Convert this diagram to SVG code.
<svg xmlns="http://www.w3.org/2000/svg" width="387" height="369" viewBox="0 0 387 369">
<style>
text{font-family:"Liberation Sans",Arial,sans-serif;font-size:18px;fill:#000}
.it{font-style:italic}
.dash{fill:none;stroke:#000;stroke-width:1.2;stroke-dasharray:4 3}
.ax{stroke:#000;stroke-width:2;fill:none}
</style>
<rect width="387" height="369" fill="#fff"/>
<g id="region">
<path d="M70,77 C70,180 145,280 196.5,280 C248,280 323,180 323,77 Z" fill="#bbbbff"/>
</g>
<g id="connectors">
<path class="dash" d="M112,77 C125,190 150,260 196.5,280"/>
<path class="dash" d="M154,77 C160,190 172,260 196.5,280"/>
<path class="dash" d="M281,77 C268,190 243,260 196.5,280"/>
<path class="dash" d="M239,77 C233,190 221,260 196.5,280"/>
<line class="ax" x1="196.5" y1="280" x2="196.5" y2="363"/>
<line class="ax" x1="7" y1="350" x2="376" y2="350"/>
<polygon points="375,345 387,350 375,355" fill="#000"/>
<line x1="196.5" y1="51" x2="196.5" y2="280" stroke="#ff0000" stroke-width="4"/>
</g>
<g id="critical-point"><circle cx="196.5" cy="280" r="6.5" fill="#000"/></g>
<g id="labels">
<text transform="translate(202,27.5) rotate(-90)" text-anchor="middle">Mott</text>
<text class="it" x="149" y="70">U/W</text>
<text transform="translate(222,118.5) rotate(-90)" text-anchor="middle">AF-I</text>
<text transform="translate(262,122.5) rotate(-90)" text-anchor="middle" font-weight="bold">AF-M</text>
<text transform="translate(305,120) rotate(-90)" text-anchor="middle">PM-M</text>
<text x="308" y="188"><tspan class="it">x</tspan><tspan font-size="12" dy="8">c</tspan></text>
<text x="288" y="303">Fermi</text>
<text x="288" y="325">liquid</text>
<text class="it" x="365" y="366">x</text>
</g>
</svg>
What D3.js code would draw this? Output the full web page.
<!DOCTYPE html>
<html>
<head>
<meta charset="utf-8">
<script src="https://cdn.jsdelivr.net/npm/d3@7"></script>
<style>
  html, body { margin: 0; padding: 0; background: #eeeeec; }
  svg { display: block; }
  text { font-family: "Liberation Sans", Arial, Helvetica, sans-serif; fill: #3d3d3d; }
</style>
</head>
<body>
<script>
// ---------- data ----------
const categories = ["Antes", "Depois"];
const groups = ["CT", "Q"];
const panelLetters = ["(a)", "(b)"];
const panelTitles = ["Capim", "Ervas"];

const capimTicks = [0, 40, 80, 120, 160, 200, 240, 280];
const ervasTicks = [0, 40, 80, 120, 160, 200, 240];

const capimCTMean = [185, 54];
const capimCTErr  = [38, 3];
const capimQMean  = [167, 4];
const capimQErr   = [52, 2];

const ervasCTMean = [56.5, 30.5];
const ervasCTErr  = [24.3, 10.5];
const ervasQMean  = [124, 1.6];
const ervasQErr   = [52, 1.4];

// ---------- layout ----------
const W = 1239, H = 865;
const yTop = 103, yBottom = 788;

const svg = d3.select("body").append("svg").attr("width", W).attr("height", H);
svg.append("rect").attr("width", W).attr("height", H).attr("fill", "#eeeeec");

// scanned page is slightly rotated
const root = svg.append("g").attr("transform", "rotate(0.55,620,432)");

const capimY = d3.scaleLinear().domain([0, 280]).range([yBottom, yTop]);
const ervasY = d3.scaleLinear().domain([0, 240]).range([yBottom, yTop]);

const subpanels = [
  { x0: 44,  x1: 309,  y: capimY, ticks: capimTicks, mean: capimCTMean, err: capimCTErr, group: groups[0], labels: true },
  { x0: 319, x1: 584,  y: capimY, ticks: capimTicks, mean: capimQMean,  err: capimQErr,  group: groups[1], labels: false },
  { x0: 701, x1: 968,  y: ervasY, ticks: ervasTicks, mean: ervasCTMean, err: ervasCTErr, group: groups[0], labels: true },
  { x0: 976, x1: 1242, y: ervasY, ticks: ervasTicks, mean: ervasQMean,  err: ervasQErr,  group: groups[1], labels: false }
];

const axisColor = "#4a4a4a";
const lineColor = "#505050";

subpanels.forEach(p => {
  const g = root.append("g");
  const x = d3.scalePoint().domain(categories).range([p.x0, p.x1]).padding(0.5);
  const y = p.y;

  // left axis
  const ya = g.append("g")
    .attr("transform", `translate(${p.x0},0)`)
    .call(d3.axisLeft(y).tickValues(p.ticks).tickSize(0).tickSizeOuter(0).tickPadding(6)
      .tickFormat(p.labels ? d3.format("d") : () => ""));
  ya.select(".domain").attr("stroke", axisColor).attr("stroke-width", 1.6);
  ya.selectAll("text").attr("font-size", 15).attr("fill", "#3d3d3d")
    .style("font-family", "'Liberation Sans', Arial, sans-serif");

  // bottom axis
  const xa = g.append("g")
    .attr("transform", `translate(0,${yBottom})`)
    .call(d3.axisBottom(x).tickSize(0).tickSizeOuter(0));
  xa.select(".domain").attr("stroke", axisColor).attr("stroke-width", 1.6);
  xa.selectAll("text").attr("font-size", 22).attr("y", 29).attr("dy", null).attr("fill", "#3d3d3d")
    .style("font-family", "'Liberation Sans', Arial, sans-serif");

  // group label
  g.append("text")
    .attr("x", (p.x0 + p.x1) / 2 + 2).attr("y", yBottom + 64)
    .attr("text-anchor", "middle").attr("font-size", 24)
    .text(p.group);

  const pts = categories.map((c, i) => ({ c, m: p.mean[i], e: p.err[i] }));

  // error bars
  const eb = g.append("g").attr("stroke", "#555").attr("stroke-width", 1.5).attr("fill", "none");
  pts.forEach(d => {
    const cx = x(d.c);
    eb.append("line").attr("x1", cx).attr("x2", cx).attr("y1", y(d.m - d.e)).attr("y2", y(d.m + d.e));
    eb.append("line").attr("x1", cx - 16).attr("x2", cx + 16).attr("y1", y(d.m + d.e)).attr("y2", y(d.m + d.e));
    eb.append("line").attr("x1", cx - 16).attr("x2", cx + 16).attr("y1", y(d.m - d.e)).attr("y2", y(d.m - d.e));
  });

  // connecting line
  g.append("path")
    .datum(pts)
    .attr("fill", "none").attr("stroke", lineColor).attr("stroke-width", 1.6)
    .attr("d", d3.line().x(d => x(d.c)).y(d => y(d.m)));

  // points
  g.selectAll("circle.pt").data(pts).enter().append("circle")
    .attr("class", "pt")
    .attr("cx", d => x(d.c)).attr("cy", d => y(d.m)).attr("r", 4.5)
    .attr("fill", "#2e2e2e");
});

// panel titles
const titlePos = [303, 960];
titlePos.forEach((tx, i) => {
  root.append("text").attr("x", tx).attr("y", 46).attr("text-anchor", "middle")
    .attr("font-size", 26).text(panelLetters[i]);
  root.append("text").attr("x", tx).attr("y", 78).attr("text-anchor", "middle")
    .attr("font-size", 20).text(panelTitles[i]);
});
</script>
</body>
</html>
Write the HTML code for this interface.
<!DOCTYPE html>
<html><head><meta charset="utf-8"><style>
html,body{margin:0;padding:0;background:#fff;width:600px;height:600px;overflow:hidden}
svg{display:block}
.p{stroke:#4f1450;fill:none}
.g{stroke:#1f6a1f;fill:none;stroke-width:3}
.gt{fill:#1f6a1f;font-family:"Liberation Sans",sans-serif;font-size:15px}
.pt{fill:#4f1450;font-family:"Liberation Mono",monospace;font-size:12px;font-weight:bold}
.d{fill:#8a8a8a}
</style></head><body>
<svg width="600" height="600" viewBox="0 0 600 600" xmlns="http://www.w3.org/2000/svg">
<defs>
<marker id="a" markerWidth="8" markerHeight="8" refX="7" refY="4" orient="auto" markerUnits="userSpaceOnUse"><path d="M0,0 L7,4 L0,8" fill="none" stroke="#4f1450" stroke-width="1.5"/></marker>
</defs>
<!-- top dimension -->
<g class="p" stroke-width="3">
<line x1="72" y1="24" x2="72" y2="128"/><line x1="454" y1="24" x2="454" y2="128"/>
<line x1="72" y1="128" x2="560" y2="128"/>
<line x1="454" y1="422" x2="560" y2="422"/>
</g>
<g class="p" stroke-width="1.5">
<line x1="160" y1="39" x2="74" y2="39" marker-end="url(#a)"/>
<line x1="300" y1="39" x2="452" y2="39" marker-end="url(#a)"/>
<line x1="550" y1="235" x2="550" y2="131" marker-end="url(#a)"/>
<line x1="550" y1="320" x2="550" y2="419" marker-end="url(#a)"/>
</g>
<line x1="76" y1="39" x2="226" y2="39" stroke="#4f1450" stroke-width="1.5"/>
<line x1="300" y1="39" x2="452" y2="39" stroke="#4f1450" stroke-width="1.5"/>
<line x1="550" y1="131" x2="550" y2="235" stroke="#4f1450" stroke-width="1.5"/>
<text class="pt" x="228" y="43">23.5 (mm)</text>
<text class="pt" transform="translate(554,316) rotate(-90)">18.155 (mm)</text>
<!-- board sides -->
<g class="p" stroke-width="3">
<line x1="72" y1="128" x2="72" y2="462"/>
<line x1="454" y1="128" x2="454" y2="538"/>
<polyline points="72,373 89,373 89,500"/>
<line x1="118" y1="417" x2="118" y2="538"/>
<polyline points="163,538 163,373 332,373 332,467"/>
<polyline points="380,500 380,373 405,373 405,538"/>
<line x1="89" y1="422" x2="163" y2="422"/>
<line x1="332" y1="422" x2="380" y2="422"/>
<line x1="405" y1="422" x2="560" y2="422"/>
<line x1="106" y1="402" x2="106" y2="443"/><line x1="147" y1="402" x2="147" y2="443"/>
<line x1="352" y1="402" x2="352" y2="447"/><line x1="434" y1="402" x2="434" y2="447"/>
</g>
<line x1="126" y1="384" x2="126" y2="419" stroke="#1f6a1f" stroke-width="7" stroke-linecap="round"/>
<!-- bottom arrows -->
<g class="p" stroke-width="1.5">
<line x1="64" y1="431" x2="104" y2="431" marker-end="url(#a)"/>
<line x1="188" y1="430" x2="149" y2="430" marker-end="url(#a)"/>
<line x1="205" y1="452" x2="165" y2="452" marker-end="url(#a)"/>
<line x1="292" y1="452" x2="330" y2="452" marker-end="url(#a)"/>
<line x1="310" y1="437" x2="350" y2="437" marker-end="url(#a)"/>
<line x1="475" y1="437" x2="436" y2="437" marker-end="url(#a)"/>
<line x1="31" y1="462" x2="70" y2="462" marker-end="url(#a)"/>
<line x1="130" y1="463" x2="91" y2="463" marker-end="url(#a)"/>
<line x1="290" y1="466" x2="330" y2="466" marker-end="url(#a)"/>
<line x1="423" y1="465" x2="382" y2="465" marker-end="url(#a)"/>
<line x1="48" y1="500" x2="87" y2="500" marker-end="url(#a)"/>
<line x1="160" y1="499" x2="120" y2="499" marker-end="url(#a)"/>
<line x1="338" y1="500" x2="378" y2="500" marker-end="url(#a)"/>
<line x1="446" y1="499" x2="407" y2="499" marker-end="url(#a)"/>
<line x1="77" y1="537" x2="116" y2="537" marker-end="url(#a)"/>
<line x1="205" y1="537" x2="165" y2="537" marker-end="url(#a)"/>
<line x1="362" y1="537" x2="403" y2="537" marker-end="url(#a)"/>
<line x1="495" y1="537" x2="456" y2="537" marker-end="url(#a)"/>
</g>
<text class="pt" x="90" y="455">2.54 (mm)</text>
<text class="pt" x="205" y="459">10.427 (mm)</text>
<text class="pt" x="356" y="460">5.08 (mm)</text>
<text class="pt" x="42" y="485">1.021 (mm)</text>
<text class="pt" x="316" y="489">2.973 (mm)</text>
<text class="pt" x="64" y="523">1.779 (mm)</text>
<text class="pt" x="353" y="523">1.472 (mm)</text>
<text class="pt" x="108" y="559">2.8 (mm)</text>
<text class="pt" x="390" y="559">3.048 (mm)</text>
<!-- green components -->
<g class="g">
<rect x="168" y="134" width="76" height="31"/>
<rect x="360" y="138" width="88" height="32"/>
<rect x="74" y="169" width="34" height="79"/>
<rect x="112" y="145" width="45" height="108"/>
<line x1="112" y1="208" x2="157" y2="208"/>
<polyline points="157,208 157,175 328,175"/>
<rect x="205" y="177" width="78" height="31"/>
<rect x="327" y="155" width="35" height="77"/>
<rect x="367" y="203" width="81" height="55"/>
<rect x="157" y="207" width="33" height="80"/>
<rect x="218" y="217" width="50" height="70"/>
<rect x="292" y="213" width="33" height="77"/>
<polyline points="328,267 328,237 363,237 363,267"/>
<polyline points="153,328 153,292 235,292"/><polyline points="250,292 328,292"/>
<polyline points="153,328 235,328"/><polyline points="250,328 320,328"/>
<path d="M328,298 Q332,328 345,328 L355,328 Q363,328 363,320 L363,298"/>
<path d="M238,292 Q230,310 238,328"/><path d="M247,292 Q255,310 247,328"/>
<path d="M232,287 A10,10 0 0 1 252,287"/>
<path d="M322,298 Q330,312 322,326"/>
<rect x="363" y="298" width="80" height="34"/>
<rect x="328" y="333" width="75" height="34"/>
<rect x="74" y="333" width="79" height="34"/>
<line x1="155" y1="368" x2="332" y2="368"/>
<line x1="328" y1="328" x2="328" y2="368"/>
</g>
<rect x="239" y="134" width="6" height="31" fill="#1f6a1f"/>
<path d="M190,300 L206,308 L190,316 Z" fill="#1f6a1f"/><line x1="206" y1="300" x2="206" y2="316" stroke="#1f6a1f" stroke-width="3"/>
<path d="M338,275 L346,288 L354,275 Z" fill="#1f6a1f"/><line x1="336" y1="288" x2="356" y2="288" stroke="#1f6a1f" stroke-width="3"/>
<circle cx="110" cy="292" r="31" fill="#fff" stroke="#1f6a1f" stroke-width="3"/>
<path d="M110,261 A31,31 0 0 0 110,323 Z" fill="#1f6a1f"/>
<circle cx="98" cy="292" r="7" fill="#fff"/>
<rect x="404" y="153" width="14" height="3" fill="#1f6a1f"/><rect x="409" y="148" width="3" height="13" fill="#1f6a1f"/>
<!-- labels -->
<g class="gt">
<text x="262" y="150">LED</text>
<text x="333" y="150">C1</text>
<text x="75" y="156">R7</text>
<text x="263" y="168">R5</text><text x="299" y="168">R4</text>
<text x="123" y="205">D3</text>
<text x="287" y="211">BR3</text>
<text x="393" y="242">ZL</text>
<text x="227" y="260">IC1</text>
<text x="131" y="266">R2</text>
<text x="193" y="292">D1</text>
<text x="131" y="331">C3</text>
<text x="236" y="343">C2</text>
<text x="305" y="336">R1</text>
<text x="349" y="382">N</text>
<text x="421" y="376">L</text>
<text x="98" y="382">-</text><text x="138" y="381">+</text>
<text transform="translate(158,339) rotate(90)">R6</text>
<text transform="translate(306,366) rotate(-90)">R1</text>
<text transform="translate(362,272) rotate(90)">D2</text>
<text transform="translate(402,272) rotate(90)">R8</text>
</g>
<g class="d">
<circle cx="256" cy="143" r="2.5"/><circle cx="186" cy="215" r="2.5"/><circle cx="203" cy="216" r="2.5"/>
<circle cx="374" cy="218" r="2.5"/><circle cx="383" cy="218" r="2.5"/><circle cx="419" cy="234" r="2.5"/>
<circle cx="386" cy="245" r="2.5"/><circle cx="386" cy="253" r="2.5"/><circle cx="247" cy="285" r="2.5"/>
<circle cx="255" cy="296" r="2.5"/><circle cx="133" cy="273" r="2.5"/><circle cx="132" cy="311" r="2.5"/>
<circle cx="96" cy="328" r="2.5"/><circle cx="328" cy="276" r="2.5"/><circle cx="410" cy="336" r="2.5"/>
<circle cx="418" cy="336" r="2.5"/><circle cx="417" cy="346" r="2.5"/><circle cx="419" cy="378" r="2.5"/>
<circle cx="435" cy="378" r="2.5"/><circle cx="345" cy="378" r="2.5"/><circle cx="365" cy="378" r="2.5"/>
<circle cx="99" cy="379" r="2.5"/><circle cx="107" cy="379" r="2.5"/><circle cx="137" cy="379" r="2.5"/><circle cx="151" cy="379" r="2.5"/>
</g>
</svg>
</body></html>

WHAT NEEDS TO BE DONE:
Give back exactly the lines running from the line that contains "What D3.js code" through the line that contains "const yTop = 103, yBottom = 788;", and nothing outside them.

RESULT FOR THIS EXERCISE:
What D3.js code would draw this? Output the full web page.
<!DOCTYPE html>
<html>
<head>
<meta charset="utf-8">
<script src="https://cdn.jsdelivr.net/npm/d3@7"></script>
<style>
  html, body { margin: 0; padding: 0; background: #eeeeec; }
  svg { display: block; }
  text { font-family: "Liberation Sans", Arial, Helvetica, sans-serif; fill: #3d3d3d; }
</style>
</head>
<body>
<script>
// ---------- data ----------
const categories = ["Antes", "Depois"];
const groups = ["CT", "Q"];
const panelLetters = ["(a)", "(b)"];
const panelTitles = ["Capim", "Ervas"];

const capimTicks = [0, 40, 80, 120, 160, 200, 240, 280];
const ervasTicks = [0, 40, 80, 120, 160, 200, 240];

const capimCTMean = [185, 54];
const capimCTErr  = [38, 3];
const capimQMean  = [167, 4];
const capimQErr   = [52, 2];

const ervasCTMean = [56.5, 30.5];
const ervasCTErr  = [24.3, 10.5];
const ervasQMean  = [124, 1.6];
const ervasQErr   = [52, 1.4];

// ---------- layout ----------
const W = 1239, H = 865;
const yTop = 103, yBottom = 788;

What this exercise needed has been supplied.